• _Your goal_
Word for word, copy all the data and drop the pictures.

• _Data segment_

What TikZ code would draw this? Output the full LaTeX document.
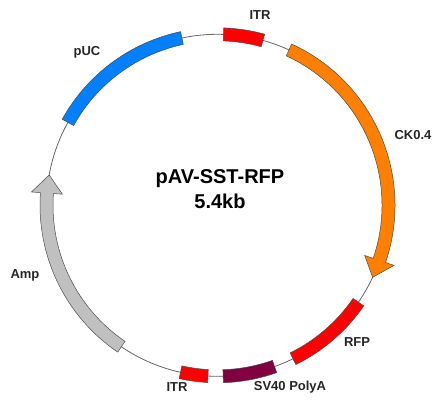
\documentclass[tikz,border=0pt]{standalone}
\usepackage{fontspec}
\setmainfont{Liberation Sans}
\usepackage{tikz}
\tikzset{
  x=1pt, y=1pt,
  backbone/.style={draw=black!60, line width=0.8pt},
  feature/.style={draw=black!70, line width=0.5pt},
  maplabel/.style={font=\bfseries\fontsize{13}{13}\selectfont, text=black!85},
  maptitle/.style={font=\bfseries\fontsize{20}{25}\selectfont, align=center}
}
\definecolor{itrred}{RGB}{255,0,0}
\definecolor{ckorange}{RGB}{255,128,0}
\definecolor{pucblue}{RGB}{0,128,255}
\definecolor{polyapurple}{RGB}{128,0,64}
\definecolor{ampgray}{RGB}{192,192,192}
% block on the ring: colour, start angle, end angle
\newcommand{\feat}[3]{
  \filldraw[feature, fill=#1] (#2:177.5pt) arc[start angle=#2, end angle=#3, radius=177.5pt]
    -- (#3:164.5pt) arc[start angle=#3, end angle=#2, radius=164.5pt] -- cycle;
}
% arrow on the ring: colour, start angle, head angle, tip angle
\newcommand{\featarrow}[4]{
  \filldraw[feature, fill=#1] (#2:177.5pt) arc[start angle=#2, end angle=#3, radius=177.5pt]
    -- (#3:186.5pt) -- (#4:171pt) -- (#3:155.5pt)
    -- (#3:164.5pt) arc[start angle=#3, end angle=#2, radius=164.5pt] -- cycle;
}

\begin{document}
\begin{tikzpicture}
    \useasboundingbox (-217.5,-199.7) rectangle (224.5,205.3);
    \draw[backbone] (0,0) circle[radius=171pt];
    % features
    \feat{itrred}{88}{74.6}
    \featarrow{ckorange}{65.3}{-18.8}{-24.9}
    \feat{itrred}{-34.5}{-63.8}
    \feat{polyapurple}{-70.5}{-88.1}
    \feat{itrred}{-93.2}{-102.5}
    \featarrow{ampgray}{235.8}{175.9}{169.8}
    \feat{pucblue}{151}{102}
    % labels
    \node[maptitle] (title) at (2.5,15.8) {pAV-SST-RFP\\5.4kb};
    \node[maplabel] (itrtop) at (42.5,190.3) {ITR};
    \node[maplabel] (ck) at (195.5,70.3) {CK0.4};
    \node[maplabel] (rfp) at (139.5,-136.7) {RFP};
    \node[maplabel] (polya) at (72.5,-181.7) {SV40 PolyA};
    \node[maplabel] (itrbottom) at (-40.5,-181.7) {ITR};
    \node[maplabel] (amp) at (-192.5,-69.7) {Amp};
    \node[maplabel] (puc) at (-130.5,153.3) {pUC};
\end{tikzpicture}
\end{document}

• _Answer in full_
What TikZ code would draw this? Output the full LaTeX document.
\documentclass[tikz,border=0pt]{standalone}
\usepackage{fontspec}
\setmainfont{Liberation Sans}
\usepackage{tikz}
\tikzset{
  x=1pt, y=1pt,
  backbone/.style={draw=black!60, line width=0.8pt},
  feature/.style={draw=black!70, line width=0.5pt},
  maplabel/.style={font=\bfseries\fontsize{13}{13}\selectfont, text=black!85},
  maptitle/.style={font=\bfseries\fontsize{20}{25}\selectfont, align=center}
}
\definecolor{itrred}{RGB}{255,0,0}
\definecolor{ckorange}{RGB}{255,128,0}
\definecolor{pucblue}{RGB}{0,128,255}
\definecolor{polyapurple}{RGB}{128,0,64}
\definecolor{ampgray}{RGB}{192,192,192}
% block on the ring: colour, start angle, end angle
\newcommand{\feat}[3]{
  \filldraw[feature, fill=#1] (#2:177.5pt) arc[start angle=#2, end angle=#3, radius=177.5pt]
    -- (#3:164.5pt) arc[start angle=#3, end angle=#2, radius=164.5pt] -- cycle;
}
% arrow on the ring: colour, start angle, head angle, tip angle
\newcommand{\featarrow}[4]{
  \filldraw[feature, fill=#1] (#2:177.5pt) arc[start angle=#2, end angle=#3, radius=177.5pt]
    -- (#3:186.5pt) -- (#4:171pt) -- (#3:155.5pt)
    -- (#3:164.5pt) arc[start angle=#3, end angle=#2, radius=164.5pt] -- cycle;
}

\begin{document}
\begin{tikzpicture}
    \useasboundingbox (-217.5,-199.7) rectangle (224.5,205.3);
    \draw[backbone] (0,0) circle[radius=171pt];
    % features
    \feat{itrred}{88}{74.6}
    \featarrow{ckorange}{65.3}{-18.8}{-24.9}
    \feat{itrred}{-34.5}{-63.8}
    \feat{polyapurple}{-70.5}{-88.1}
    \feat{itrred}{-93.2}{-102.5}
    \featarrow{ampgray}{235.8}{175.9}{169.8}
    \feat{pucblue}{151}{102}
    % labels
    \node[maptitle] (title) at (2.5,15.8) {pAV-SST-RFP\\5.4kb};
    \node[maplabel] (itrtop) at (42.5,190.3) {ITR};
    \node[maplabel] (ck) at (195.5,70.3) {CK0.4};
    \node[maplabel] (rfp) at (139.5,-136.7) {RFP};
    \node[maplabel] (polya) at (72.5,-181.7) {SV40 PolyA};
    \node[maplabel] (itrbottom) at (-40.5,-181.7) {ITR};
    \node[maplabel] (amp) at (-192.5,-69.7) {Amp};
    \node[maplabel] (puc) at (-130.5,153.3) {pUC};
\end{tikzpicture}
\end{document}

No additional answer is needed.